• _YOUR GOAL_
Report every line in the listing below where the string "size" shows up.

• _EXERCISE MATERIAL_
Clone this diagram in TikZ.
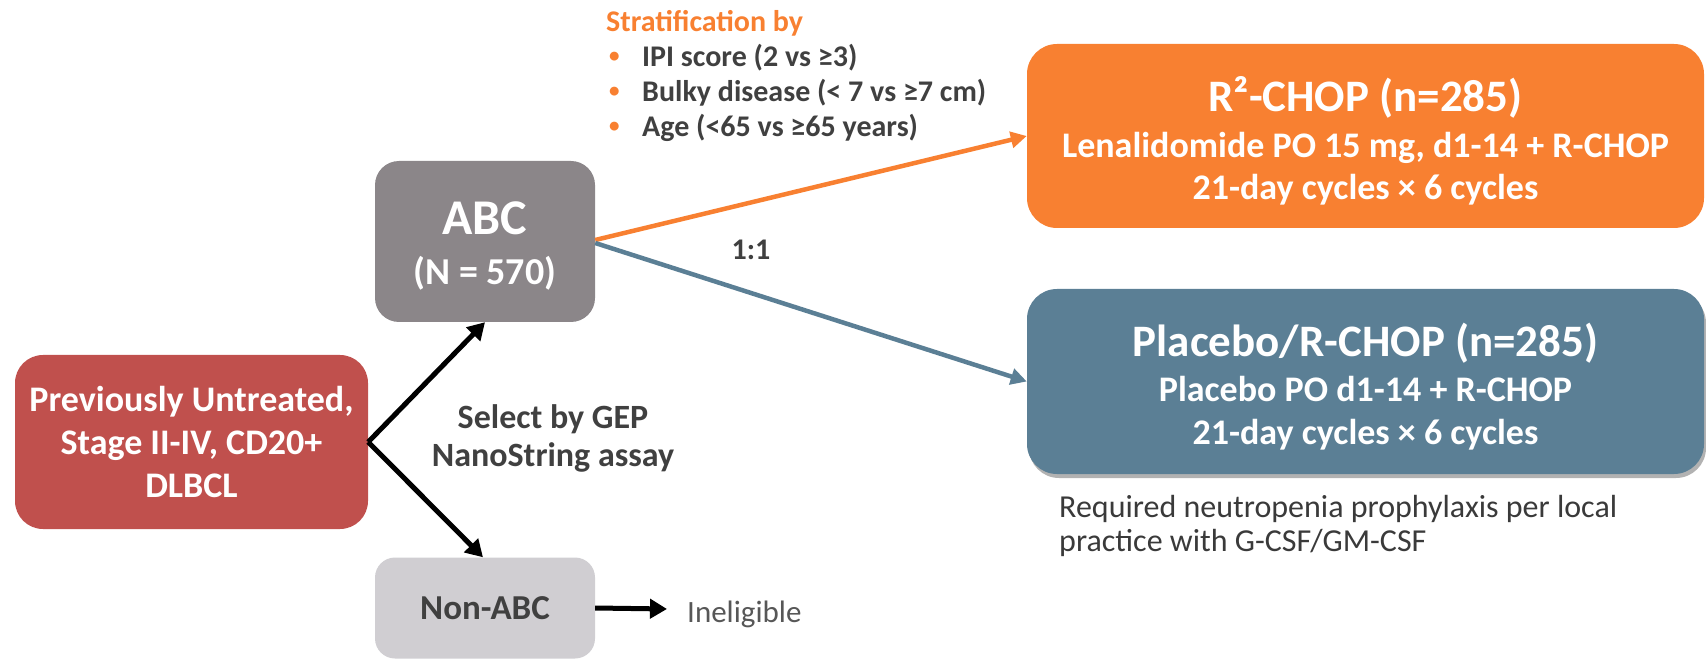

==

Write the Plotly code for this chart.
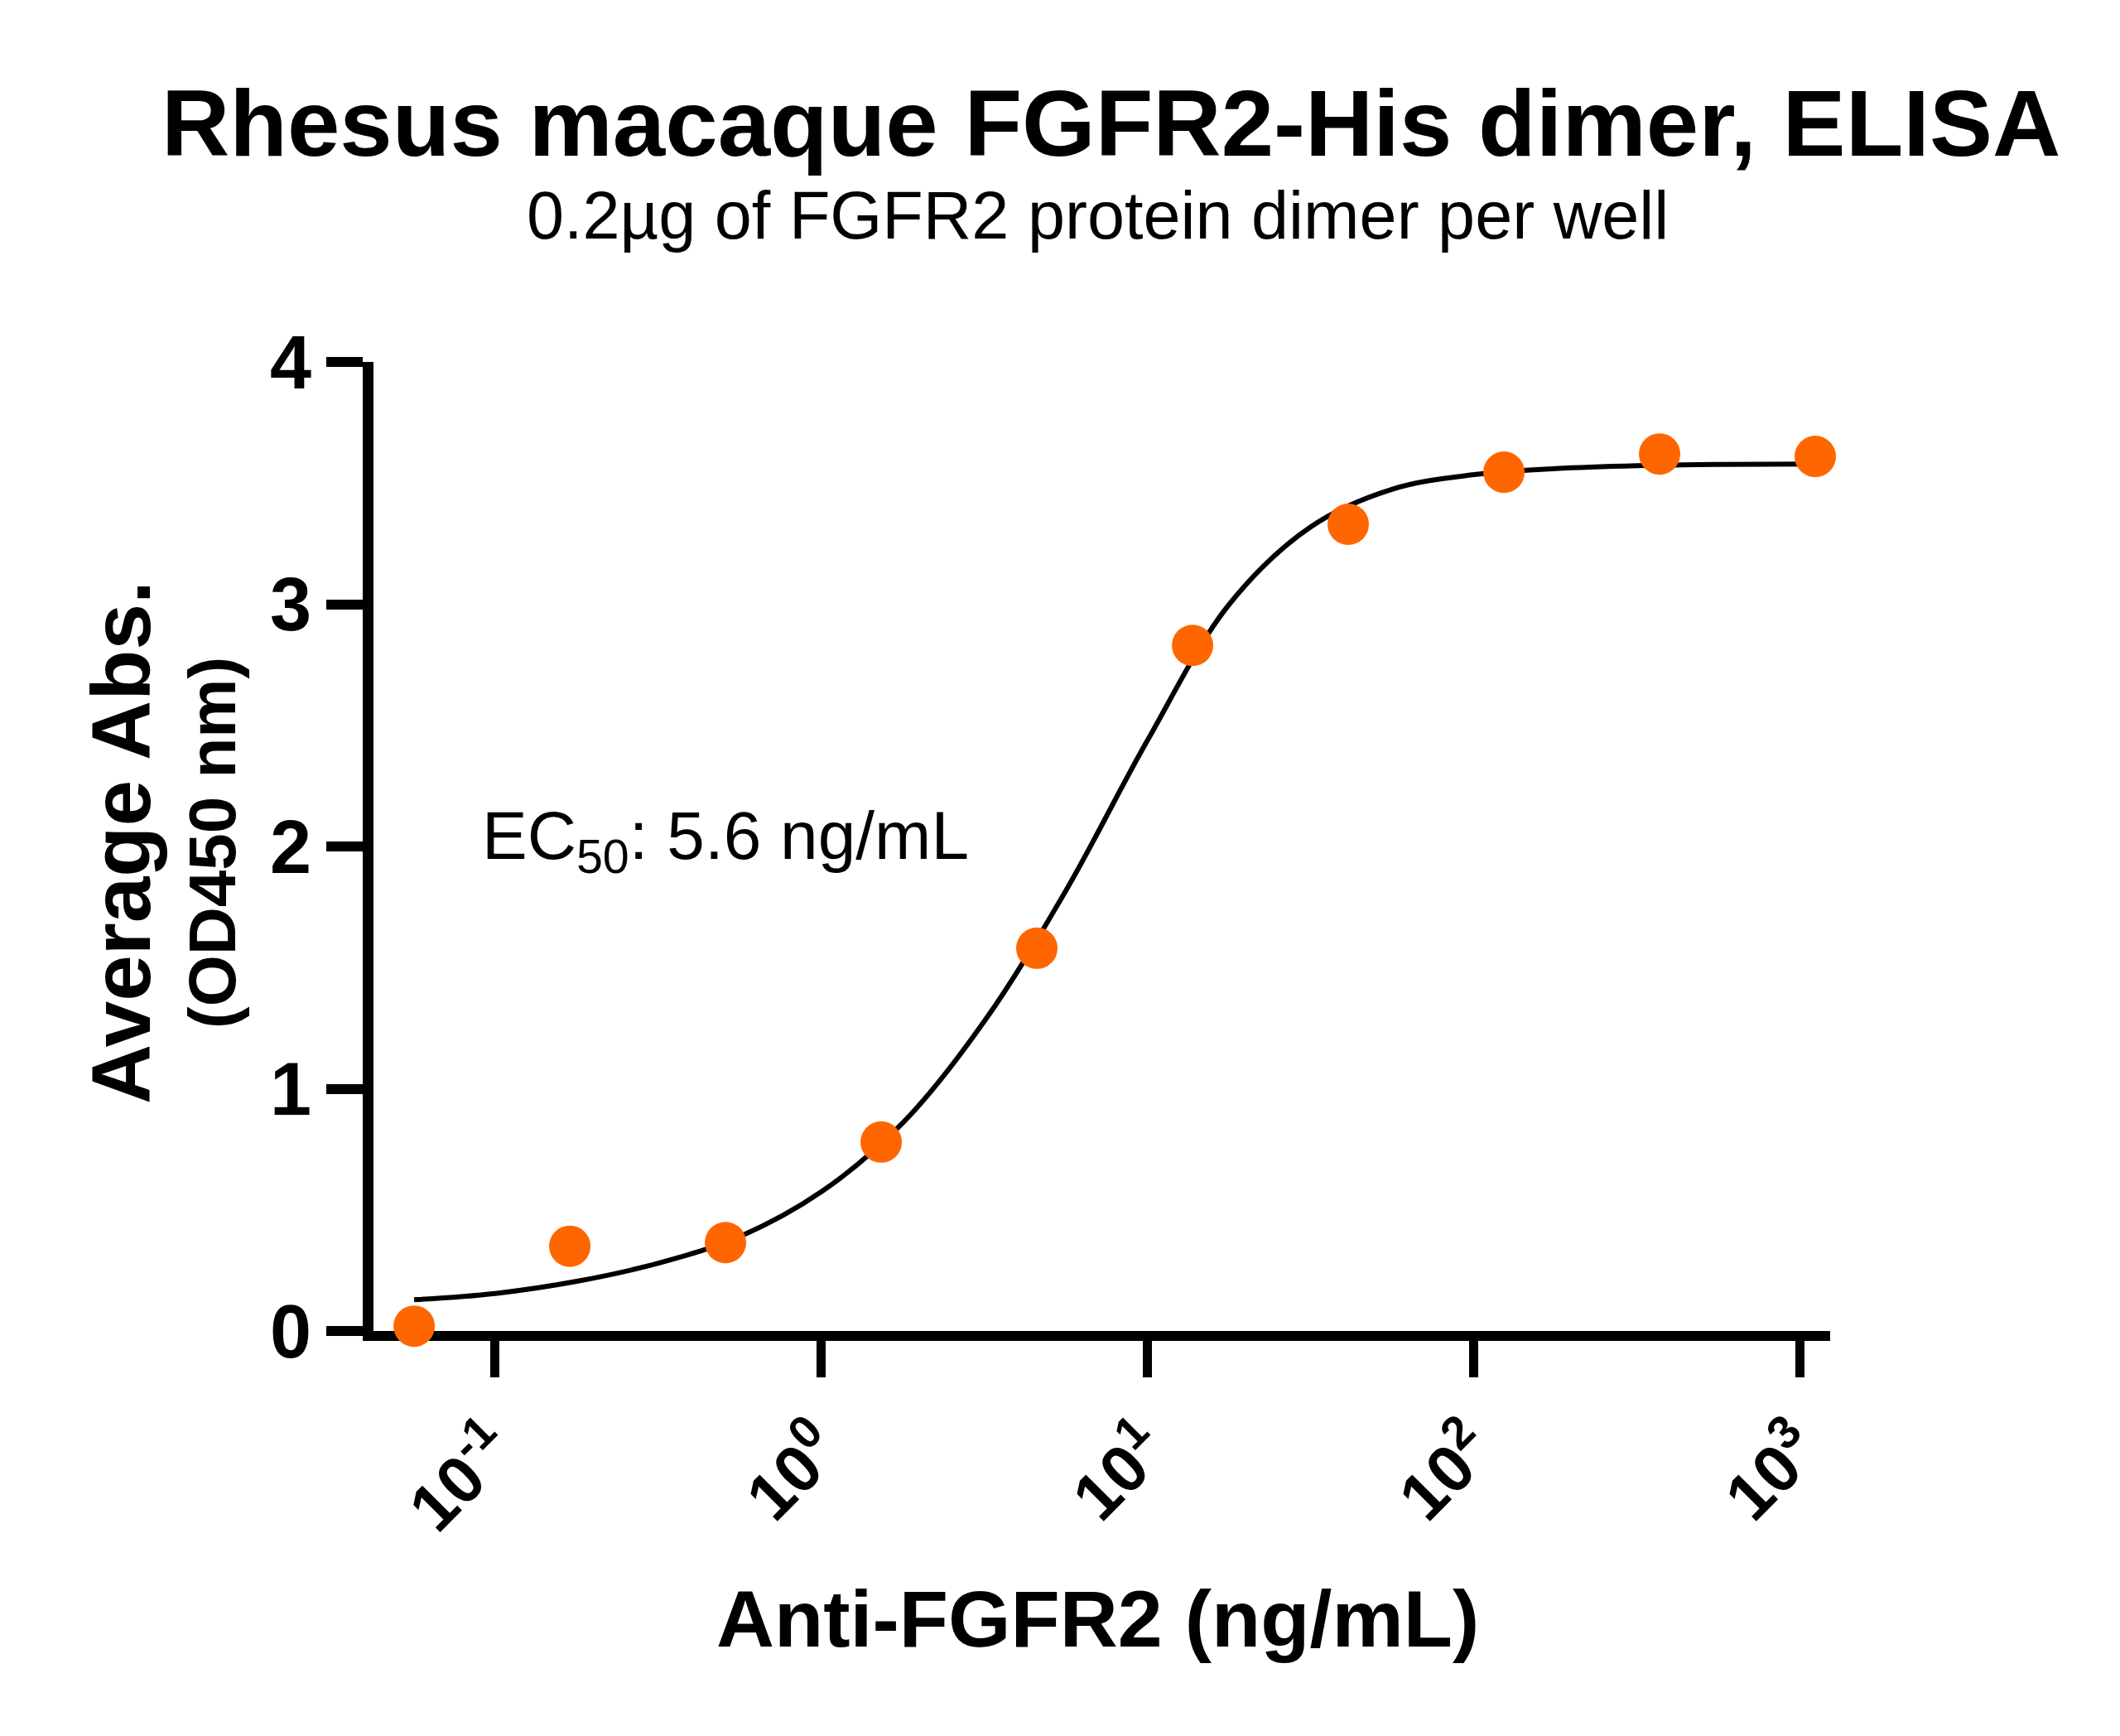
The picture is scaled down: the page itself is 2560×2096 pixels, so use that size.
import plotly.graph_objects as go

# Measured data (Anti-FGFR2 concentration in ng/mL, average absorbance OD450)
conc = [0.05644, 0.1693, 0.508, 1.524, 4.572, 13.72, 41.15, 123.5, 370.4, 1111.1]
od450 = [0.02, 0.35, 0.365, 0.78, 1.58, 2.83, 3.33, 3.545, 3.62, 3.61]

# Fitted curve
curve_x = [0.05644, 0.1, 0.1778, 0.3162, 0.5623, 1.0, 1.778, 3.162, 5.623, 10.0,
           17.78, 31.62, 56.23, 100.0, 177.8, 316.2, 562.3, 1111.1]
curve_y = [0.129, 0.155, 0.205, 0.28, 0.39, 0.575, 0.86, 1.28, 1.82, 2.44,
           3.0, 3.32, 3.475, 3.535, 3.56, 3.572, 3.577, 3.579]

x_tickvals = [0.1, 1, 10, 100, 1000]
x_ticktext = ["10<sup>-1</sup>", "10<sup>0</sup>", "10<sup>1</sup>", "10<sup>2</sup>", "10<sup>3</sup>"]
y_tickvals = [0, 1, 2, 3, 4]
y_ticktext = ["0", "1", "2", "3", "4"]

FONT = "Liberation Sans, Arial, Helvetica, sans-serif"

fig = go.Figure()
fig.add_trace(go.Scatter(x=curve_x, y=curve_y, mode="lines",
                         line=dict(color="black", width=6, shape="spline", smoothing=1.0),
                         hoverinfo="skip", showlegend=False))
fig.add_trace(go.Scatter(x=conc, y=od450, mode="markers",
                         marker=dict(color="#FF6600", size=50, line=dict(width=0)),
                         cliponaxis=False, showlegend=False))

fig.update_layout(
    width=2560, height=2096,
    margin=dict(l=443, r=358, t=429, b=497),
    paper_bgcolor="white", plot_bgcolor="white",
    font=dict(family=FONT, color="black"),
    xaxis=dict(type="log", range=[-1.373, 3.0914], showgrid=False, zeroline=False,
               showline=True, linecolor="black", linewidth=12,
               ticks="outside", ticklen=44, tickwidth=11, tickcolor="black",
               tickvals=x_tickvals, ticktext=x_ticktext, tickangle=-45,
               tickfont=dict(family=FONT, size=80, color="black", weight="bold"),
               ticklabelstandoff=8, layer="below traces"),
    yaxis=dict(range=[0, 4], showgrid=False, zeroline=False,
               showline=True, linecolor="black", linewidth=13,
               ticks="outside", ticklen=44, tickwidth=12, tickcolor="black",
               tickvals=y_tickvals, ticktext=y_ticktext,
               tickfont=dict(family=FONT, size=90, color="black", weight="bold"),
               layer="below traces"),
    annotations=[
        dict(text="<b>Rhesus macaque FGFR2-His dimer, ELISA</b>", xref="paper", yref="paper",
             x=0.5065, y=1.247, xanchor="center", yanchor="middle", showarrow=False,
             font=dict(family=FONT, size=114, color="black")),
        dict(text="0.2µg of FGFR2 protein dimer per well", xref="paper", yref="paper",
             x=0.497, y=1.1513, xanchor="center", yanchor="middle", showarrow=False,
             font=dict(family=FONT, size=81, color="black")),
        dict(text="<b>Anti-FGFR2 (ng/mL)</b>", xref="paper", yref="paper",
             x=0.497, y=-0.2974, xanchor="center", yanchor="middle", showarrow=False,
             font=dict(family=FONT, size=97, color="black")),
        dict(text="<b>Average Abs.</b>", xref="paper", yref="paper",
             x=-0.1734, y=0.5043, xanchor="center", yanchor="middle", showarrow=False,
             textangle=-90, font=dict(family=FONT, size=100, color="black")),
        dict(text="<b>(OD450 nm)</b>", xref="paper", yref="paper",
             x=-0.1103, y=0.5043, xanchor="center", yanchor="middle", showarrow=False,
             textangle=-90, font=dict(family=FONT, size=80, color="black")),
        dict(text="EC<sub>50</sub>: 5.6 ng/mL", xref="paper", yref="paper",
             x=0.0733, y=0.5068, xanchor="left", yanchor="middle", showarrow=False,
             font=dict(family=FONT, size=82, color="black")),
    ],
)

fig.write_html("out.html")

• _FINAL RESULT_
The picture is scaled down: the page itself is 2560×2096 pixels, so use that size.
                         marker=dict(color="#FF6600", size=50, line=dict(width=0)),
               tickfont=dict(family=FONT, size=80, color="black", weight="bold"),
               tickfont=dict(family=FONT, size=90, color="black", weight="bold"),
             font=dict(family=FONT, size=114, color="black")),
             font=dict(family=FONT, size=81, color="black")),
             font=dict(family=FONT, size=97, color="black")),
             textangle=-90, font=dict(family=FONT, size=100, color="black")),
             textangle=-90, font=dict(family=FONT, size=80, color="black")),
             font=dict(family=FONT, size=82, color="black")),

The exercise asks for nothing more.